Dios “gobierna de excelente manera el universo”, leemos en el libro de la Sabiduría (8,1). Él dirige nuestras vidas de tal modo que, a veces, podamos realizar cosas que eran humanamente impredecibles. Un buen ejemplo de esta acción providencial es la vida de un canadiense, el P. Arthur Terrien, cuya hambre de aventura le llevó a Chile. Aquí estaba preparando, sin saberlo, la llegada de los oblatos a este país.

Este legendario apóstól de la Pampa Andina, el Señor Terrien, como le llamaba la gente del país, había nacido en Watton, Quebec, en una familia muy pobre. Apenas tenía dieciséis años cuando, en 1896, tuvo que emigrar a los Estados Unidos para lograrse un modo de vida en los molinos de Nueva Inglaterra. Sintiéndose atraído a la vida religiosa, entró luego en los Hermanos de la Santa Cruz en Montreal, donde estuvo siete años. Sin embargo, su espíritu independiente era demasiado fuerte para esta vida de reclusión. En 1916 apuntó al oeste y llegó a Oregón. Allí enseñó durante algún tiempo el francés, pero, finalmente, se enroló como marinero en un barco mercante que se dirigía a Sudamérica. Desembarcó en Chile y se estableció en Iquique, sirviendo como profesor del Colegio Don Bosco, sito en esa ciudad.
Apóstol infatigable
Unos pocos años después, Mons. José María Caro, de Iquique, se dio cuenta de este extranjero que parecía tenener cualidades necesarias para el sacerdocio. Le envió a Santiago para estudiar la teología. Finalmente, el 24 de septiembre de 1927, fue ordenado por Mons. Labbé, Vicario Apostólico en aquél entonces. Tal fue el comienzo de su heroica vida de dedicación a los trabajadores de la Pampa y a los aymaras de los Andes. Cubría cientos de kilómetros por sendas de vértigo, que llegaban a alcanzar los cuatro mil metros, para llegar a los amerindios agrupados, por aquí y por allá, en aldeas aisladas. Casi todos eran católicos, pero no tenían sacerdote permanente. El misionero itinerante aprovechaba estas visitas para bautizar a los recién nacidos, dar lecciones de catecismo, llevar la Eucaristía a los enfermos y ver las reparaciones urgentes en las pequeñas capillas. Por su parte, los amerindios realizaban sus danzas rituales, llamadas “chunchos”, que requerían una gran duración, ya que podían durar unas doce horas.
Un sueño insaciable
El “Señor” Terrien llevó este atropellado modo de vida, sin velar por su salud, durante unos quince años.

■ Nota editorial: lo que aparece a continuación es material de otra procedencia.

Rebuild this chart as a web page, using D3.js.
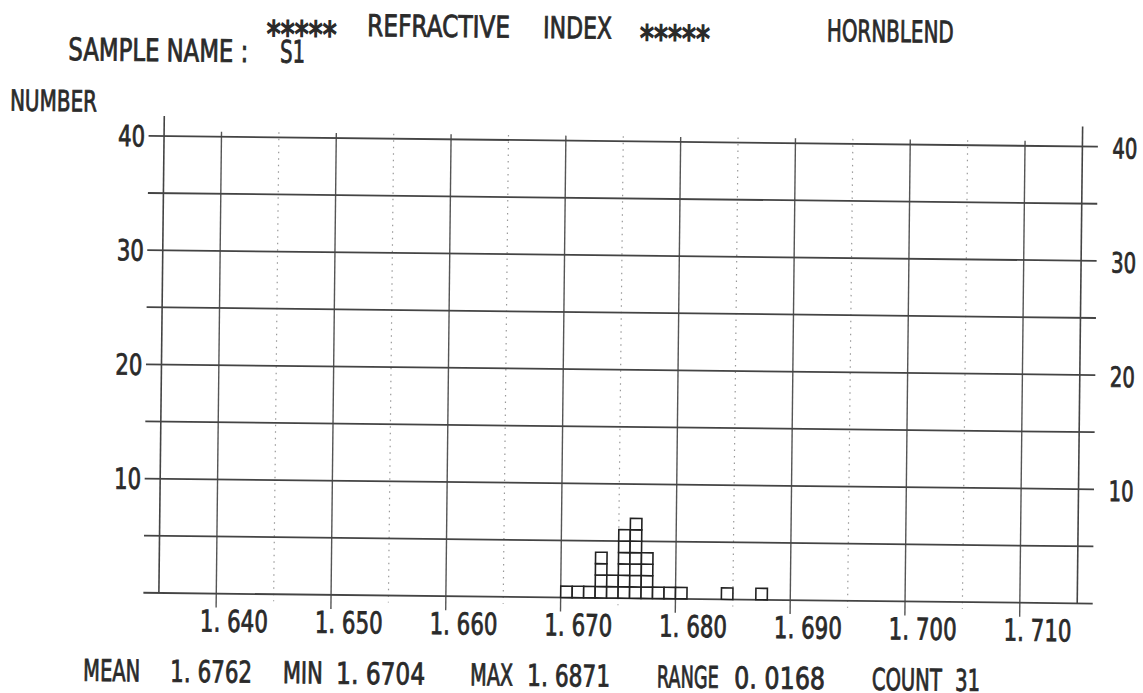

En 1942, sintió la necesidad de un descanso. Aceptó una capellanía en el hospital de Puerto San Antonio. Además de este muy exigente ministerio, encontró tiempo para dar clases de español e inglés en la escuela secundaria de Sara Cruchaga. Todos los niños le tenían en gran estima. A menudo se reunían en torno a él para disfrutar de sus trucos de magia.
En octubre de 1943, obtuvo permiso del obispo de Iquique para retirarse del ministerio activo. Sus ojos se habían vuelto irritables y sufría de reumatismo. Deseaba ver su tierra natal, Canadá, una vez más, si aún era posible.

Sin embargo, seguía repitiendo: “Hágase la voluntad de Dios, no la mía”. No vería de nuevo su tierra natal ni a su familia. Se le halló muerto en su habitación del hospital el 13 de junio de 1944. Tenía sesenta y cuatro años de edad.

En todos sus encuentros en la Pampa, pedía a menudo al Dueño de la mies que enviara obreros a los vastos campos de Chile. Sin duda, había pavimentado el camino para la llegada de los oblatos. En efecto, en diciembre de 1948, cuatro de ellos, los PP. Albert Sanschagrin, Robert Voyer, Maurice Veillette y René Ferragne, llegaron a Santiago para establecerse en medio de la población chilena.